— begin Provided data —
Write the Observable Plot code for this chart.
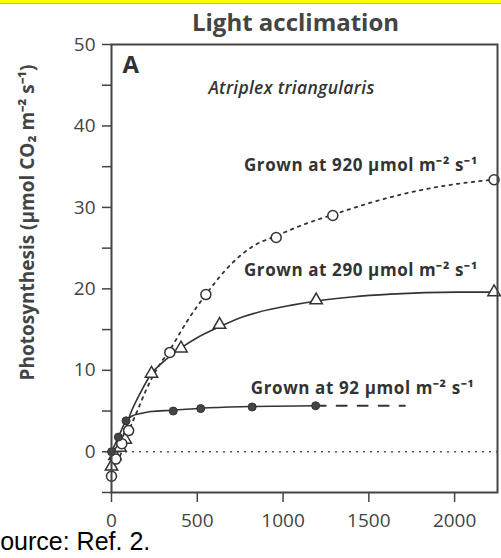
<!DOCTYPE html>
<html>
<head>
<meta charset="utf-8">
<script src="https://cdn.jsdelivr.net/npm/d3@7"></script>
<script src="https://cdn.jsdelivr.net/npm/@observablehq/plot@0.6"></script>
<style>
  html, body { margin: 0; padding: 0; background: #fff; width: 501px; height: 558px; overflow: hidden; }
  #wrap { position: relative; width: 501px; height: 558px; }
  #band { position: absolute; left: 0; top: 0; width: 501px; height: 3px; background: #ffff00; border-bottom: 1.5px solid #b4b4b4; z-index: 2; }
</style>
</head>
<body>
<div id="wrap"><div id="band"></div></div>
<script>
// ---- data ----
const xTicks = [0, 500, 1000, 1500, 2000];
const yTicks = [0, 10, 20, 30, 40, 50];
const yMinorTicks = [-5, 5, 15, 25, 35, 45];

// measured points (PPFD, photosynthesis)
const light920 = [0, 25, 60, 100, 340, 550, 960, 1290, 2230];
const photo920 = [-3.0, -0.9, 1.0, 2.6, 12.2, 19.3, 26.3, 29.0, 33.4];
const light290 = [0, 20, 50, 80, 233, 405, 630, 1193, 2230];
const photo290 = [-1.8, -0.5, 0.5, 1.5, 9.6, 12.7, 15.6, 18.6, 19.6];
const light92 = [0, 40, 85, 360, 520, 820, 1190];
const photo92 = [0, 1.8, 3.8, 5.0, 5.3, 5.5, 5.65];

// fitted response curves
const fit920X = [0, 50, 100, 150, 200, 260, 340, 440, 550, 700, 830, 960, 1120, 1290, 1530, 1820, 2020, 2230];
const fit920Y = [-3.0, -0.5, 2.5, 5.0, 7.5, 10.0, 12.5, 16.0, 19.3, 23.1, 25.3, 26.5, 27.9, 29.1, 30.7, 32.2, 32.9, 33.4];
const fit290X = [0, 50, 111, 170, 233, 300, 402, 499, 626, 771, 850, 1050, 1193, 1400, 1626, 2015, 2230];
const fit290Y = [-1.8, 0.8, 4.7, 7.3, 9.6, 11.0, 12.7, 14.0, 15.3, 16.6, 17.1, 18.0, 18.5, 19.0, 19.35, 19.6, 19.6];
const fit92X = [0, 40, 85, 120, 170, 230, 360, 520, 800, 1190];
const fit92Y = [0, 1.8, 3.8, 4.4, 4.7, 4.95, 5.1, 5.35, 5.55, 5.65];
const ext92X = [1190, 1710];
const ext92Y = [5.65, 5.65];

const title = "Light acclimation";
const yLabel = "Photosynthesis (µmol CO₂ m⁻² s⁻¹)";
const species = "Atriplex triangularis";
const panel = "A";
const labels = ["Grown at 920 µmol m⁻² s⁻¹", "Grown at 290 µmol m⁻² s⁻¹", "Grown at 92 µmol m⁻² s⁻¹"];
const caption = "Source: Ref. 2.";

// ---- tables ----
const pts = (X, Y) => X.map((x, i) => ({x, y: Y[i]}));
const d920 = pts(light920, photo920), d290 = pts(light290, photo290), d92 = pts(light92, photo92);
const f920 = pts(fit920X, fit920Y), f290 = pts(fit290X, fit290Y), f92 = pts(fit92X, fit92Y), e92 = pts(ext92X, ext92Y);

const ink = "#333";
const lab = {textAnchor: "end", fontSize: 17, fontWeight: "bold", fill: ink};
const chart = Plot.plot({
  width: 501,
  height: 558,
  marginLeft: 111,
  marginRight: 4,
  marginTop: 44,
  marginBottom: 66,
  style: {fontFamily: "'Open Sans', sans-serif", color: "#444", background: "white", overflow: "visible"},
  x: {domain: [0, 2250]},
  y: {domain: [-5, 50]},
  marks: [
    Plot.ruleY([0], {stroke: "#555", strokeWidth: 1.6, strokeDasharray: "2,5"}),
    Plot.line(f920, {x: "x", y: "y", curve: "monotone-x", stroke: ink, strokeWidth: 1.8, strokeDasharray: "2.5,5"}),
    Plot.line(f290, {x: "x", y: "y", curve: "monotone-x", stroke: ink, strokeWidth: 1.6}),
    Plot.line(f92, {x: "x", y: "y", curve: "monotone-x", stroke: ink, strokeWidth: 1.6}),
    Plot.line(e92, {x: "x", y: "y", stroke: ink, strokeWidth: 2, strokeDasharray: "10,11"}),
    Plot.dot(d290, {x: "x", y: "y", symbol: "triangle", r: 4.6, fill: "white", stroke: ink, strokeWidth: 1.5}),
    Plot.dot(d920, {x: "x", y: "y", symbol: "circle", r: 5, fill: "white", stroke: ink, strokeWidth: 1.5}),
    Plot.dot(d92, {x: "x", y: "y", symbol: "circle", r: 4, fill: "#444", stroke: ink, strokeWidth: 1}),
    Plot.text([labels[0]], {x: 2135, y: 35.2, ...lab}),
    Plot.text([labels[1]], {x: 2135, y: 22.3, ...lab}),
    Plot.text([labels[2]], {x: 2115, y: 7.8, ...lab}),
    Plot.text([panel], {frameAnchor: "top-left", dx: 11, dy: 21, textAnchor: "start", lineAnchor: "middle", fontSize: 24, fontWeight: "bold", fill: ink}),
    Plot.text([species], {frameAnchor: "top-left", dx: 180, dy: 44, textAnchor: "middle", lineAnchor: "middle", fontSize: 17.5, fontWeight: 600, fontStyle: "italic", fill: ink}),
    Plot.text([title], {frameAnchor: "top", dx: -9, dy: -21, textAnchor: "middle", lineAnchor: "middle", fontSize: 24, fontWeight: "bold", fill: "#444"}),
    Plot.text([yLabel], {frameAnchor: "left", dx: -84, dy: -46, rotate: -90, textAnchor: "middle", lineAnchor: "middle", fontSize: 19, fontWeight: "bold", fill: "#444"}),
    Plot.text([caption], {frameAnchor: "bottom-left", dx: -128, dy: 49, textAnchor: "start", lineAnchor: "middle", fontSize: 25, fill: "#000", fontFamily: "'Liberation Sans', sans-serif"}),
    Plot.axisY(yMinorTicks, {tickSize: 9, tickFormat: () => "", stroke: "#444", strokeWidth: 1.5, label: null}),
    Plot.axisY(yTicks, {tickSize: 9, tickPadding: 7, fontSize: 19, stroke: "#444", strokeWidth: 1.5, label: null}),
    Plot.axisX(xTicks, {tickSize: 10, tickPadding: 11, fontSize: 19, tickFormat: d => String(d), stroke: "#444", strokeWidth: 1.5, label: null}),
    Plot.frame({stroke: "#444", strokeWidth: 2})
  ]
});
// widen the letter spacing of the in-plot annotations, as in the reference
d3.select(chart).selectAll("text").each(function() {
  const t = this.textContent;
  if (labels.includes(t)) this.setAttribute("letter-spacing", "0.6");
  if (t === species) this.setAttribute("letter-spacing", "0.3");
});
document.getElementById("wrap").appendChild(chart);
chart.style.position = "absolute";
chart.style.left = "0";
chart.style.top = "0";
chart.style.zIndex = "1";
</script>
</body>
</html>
— end Provided data —
*Aim*
Scan the material above for the string "this" and report each line where you find it.

*Exercise solution*
Write the Observable Plot code for this chart.
  const t = this.textContent;
  if (labels.includes(t)) this.setAttribute("letter-spacing", "0.6");
  if (t === species) this.setAttribute("letter-spacing", "0.3");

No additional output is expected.